Those of you with a business in California know all too well about COVID-19 wreaking havoc on keeping things afloat. There’s good news, though: if you still have not experienced a turnaround in your business due to the virus, some tax credits are now available to help you.

One bill passed in California this fall is SB 1447, or a $100 million hiring tax credit for small businesses. A lot of business owners are already taking advantage of this to help them get back on track, including those who had to let employees go.

What do you need to know about this new tax credit? Take a look at the details and how to use it to your advantage to avoid further crisis.

SB 1447 Explained

SB 1447 is defined as a small business hiring credit to give tax credits if employers hire more employees throughout 2020. It applies to the tax year beginning this year and going through January 1, 2021.

For businesses like yours, it helps save you exponential money if you need more employees to keep your business operating optimally. You might have held off hiring more employees since spring out of fear of the future tax burdens.

Three California Democrats put this bill in motion: Sen. Steven Bradford, Sen. Anna Caballero, and Assemblymember Sabrina Cervantes. It was just one part of California’s recent laws put in place to help the business community bounce back after COVID-19 hardships.

These legislators noted a sobering fact before getting the bill passed: Small businesses suffered a 21.5% loss of jobs earlier in the year. This new bill brings major relief, even if you need to know a few more things to qualify.

Are You a Qualified Small Business Owner?

To qualify for this tax break, you need to fall under two guidelines:

  • You’ve employed fewer than 100 employees since December 31, 2019.
  • You had a 50% reduction in gross receipts between April 1, 2020 and June 30, 2020.

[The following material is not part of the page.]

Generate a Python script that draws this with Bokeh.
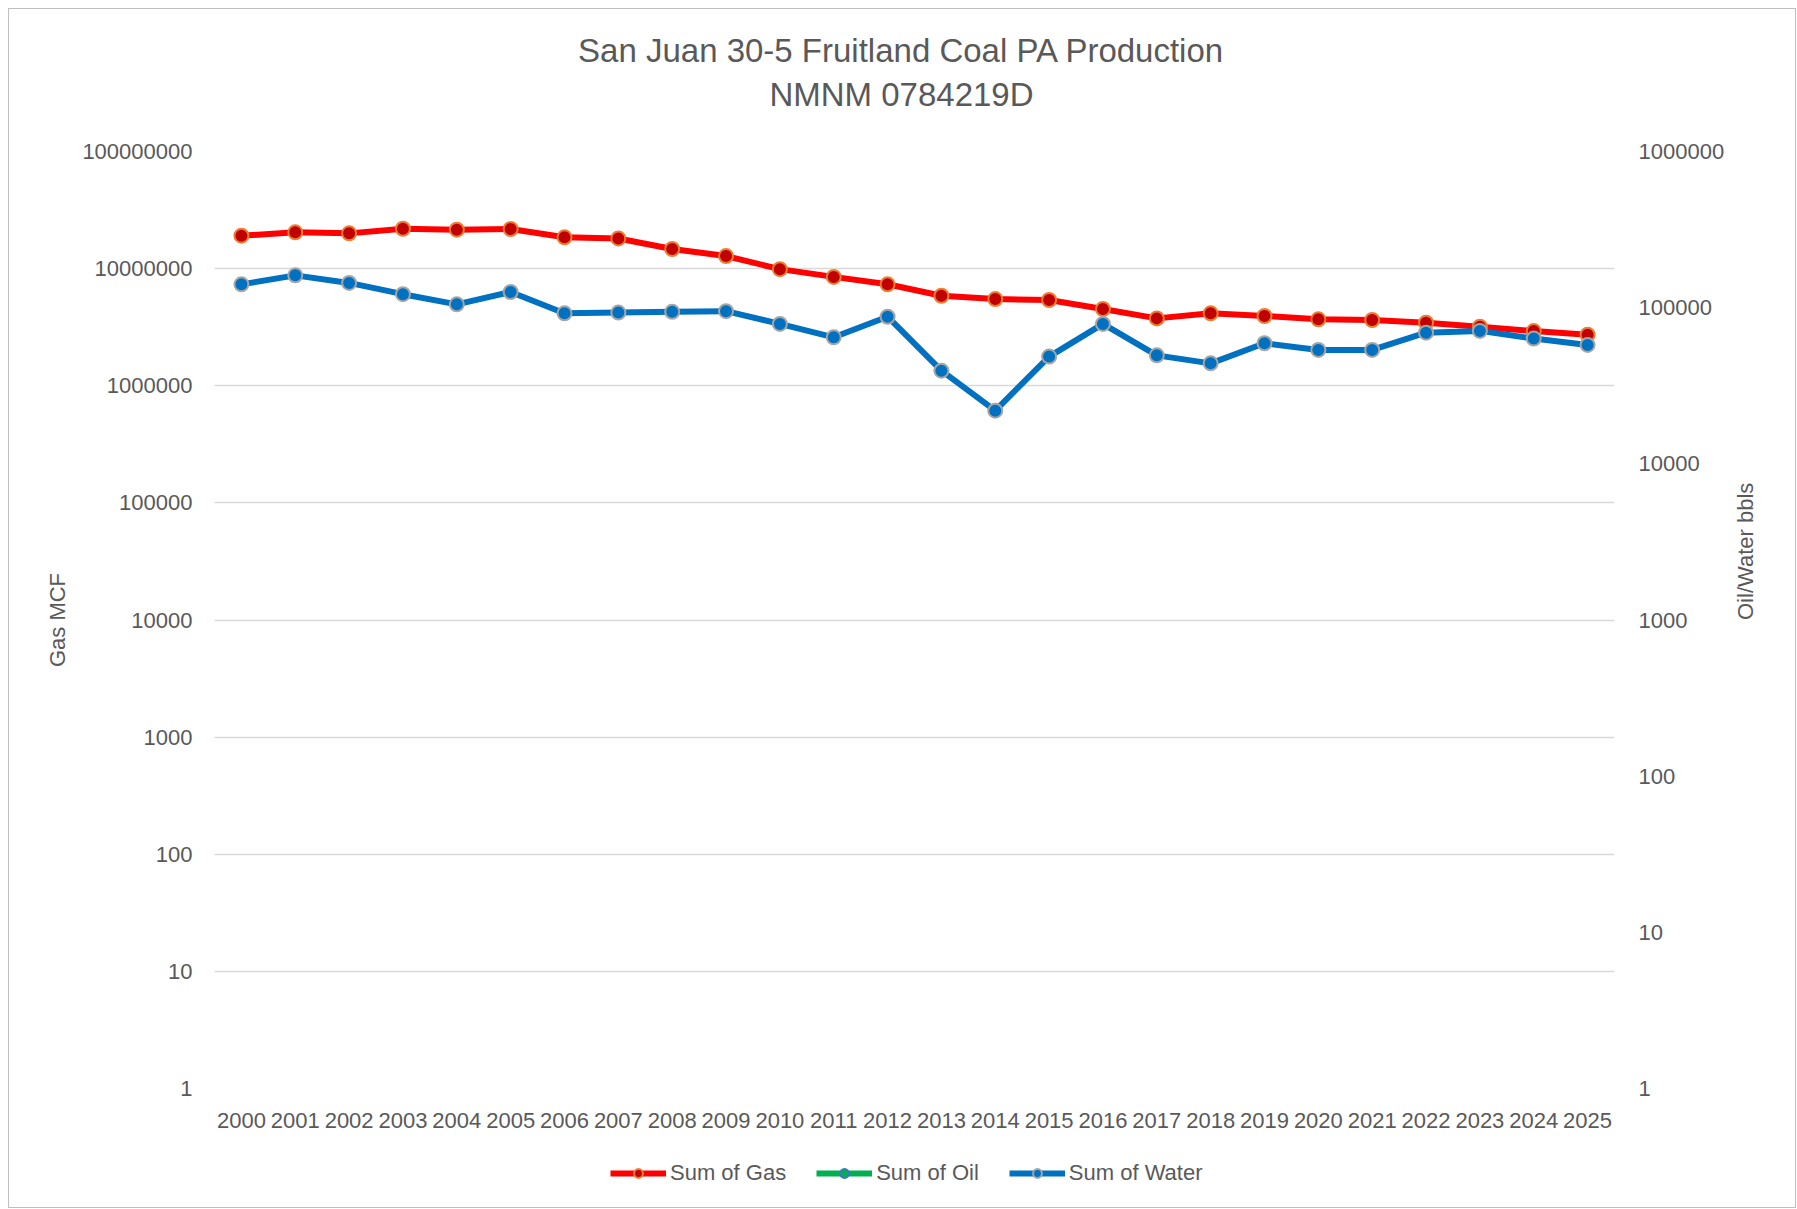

Keep in mind the credit is capped at $100,000 per qualified small business owner. When you hire new people, the new employees need to be paid qualified wages and not paid through the Personal Income Tax law or the Corporation Tax law.

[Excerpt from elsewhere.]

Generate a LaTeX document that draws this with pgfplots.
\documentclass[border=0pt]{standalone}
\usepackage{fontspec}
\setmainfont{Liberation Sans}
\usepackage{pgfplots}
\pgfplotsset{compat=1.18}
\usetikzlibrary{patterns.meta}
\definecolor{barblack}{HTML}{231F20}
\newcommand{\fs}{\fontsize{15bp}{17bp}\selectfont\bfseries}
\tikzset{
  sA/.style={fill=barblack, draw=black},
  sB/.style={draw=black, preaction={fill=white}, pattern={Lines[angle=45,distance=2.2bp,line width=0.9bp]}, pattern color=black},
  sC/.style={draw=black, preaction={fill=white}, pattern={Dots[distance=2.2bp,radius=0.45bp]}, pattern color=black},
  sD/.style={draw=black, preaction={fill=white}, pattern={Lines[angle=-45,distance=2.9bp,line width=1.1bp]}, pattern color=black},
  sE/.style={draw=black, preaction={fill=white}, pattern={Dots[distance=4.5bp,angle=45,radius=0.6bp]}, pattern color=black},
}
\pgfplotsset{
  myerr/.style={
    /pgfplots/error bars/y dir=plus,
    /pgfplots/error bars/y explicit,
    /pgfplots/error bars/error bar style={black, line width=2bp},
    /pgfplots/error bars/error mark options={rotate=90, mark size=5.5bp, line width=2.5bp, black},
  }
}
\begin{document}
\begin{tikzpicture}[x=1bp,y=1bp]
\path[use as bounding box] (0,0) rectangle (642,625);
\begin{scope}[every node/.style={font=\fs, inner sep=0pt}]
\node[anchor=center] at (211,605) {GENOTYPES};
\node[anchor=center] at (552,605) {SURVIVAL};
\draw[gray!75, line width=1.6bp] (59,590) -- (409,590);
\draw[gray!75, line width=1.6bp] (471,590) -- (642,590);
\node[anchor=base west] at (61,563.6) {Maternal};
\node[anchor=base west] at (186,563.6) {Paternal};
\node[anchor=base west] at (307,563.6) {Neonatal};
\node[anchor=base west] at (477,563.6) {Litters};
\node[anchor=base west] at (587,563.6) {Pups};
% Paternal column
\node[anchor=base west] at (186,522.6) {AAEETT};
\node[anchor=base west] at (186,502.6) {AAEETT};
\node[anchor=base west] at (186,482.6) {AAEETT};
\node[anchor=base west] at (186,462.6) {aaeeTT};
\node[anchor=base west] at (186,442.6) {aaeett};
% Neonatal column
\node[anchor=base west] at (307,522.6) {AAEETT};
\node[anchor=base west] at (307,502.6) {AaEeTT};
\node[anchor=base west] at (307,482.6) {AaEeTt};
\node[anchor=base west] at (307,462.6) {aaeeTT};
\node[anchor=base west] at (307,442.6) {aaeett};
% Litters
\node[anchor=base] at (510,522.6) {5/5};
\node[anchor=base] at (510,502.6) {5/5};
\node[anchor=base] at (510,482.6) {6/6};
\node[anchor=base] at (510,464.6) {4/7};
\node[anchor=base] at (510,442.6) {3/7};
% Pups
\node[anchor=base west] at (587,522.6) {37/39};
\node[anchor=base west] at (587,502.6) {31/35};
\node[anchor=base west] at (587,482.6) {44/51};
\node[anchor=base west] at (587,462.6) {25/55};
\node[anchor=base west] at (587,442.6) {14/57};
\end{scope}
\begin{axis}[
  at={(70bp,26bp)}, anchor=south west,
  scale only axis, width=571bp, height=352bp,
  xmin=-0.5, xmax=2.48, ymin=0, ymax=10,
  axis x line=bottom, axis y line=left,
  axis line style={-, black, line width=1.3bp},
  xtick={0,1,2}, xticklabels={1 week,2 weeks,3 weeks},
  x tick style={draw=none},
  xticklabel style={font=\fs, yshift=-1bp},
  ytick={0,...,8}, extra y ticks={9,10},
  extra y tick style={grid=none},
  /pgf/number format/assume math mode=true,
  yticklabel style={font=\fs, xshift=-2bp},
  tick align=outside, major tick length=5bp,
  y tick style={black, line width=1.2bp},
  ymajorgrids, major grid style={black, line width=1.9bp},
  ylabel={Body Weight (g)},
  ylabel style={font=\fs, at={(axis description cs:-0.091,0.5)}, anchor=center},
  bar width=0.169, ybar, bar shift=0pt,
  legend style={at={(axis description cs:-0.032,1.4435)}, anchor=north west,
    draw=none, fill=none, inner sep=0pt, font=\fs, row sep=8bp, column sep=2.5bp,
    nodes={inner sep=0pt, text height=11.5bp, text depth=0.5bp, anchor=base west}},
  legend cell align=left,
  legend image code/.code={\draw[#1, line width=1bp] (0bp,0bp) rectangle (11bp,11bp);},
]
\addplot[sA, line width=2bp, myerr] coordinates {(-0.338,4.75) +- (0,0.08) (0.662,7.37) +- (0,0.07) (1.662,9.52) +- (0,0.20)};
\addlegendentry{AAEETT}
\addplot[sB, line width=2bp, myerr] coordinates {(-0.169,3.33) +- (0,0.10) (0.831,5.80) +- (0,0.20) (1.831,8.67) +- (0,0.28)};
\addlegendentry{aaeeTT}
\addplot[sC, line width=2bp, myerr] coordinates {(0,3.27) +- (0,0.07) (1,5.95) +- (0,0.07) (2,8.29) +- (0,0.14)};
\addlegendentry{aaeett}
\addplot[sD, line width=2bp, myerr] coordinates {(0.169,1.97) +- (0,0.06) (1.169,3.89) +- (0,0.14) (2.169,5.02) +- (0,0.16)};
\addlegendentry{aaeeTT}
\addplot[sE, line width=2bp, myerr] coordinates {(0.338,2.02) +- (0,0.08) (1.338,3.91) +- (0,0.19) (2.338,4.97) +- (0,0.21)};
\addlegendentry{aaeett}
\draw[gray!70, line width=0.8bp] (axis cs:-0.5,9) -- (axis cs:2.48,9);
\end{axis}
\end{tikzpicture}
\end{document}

These provisions are just the basics. Calculating your tax credits has specific rules you need to look at more carefully. One thing to note is any new hires working full-time can not work for you more than 167 hours per month.

Calculating Your Tax Breaks

To figure the tax break you get back, know you receive $1,000 for each net increase in qualified employees. You have to compare your average number of employees for the 2nd quarter of this year with the average number you had between July 1 and November 30.

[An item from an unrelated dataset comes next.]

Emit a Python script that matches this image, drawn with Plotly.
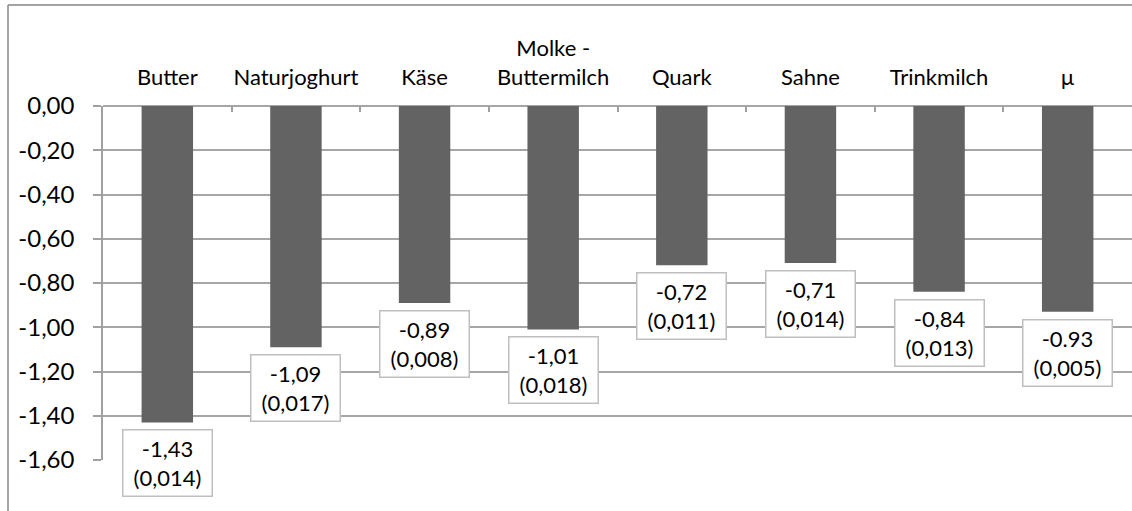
import plotly.graph_objects as go

categories = ["Butter", "Naturjoghurt", "Käse", "Molke -<br>Buttermilch", "Quark", "Sahne", "Trinkmilch", "µ"]
values = [-1.43, -1.09, -0.89, -1.01, -0.72, -0.71, -0.84, -0.93]
value_labels = ["-1,43", "-1,09", "-0,89", "-1,01", "-0,72", "-0,71", "-0,84", "-0.93"]
se_labels = ["(0,014)", "(0,017)", "(0,008)", "(0,018)", "(0,011)", "(0,014)", "(0,013)", "(0,005)"]
y_ticks = [0.0, -0.2, -0.4, -0.6, -0.8, -1.0, -1.2, -1.4, -1.6]
y_ticktext = ["0,00", "-0,20", "-0,40", "-0,60", "-0,80", "-1,00", "-1,20", "-1,40", "-1,60"]

FONT = "Lato, Carlito, Calibri, sans-serif"
W, H = 1132, 511
ML, MT, MB, MR = 103, 106, 51, 0

fig = go.Figure()
fig.add_trace(go.Bar(x=categories, y=values, width=0.4,
                     marker=dict(color="#636363", line=dict(width=0)),
                     hoverinfo="skip"))

for c, v, a, b in zip(categories, values, value_labels, se_labels):
    fig.add_annotation(x=c, y=v, text=f"{a}<br>{b}", showarrow=False,
                       yanchor="top", yshift=-7, xanchor="center",
                       font=dict(family=FONT, size=22, color="#000000"),
                       bgcolor="#ffffff", bordercolor="#bfbfbf", borderwidth=1.5,
                       borderpad=3, width=82, height=59)

pw = W - ML - MR
ph = H - MT - MB
x_left = (8 - ML) / pw
y_top = 1 + (MT - 5) / ph
fig.add_shape(type="line", xref="paper", yref="paper", x0=x_left, x1=x_left,
              y0=y_top, y1=-0.5, line=dict(color="#868686", width=1.5), layer="above")
fig.add_shape(type="line", xref="paper", yref="paper", x0=x_left, x1=1.2,
              y0=y_top, y1=y_top, line=dict(color="#868686", width=1.5), layer="above")

fig.update_layout(
    width=W, height=H,
    margin=dict(l=ML, r=MR, t=MT, b=MB, pad=0, autoexpand=False),
    paper_bgcolor="#ffffff", plot_bgcolor="#ffffff",
    showlegend=False,
    font=dict(family=FONT, size=22, color="#000000"),
    xaxis=dict(side="top", type="category", tickson="boundaries", ticks="inside",
               ticklen=6, tickcolor="#a0a0a0", tickwidth=1.5, tickangle=0,
               automargin=False,
               showline=False, showgrid=False, zeroline=False,
               tickfont=dict(family=FONT, size=22, color="#000000"),
               ticklabelstandoff=16),
    yaxis=dict(range=[-1.6, 0], tickvals=y_ticks, ticktext=y_ticktext,
               automargin=False,
               showgrid=True, gridcolor="#a6a6a6", gridwidth=1.5,
               zeroline=True, zerolinecolor="#a6a6a6", zerolinewidth=1.5,
               showline=True, linecolor="#a0a0a0", linewidth=1.5,
               ticks="outside", ticklen=8, tickcolor="#a0a0a0", tickwidth=1.5,
               tickfont=dict(family=FONT, size=24, color="#000000"),
               ticklabelstandoff=14),
)

fig.write_html("out.html", config={"displayModeBar": False},
               post_script="document.body.style.margin='0';document.body.style.overflow='hidden';")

Another great thing to consider with this new bill: You can apply your credit against qualified sales and use taxes. If you are a retailer, this is a major benefit when you have a lot of other tax burdens annually.

The aggregate amount of credit available will also have a cap at $100 million, if covering the majority of California’s hurting small businesses.

What will the tax benefits really be, though? Will it lead to a brighter future for California’s small businesses? On a national scale, many small businesses likely wish for the same.

Bringing New Lifeblood to the Small Business Community

When California Governor Gavin Newsom signed the bill back in September, he said: “This is really about the lifeblood of California’s economy, it’s about a sense of pride and spirit that we all have. This is about the California dream.”

Now available as a tax credit for the next five years, you can bring your business back from the brink. This tax bill joins an exclusion of federal Paycheck Protection Program loans from gross income tax filings, giving Californian businesses further breaks.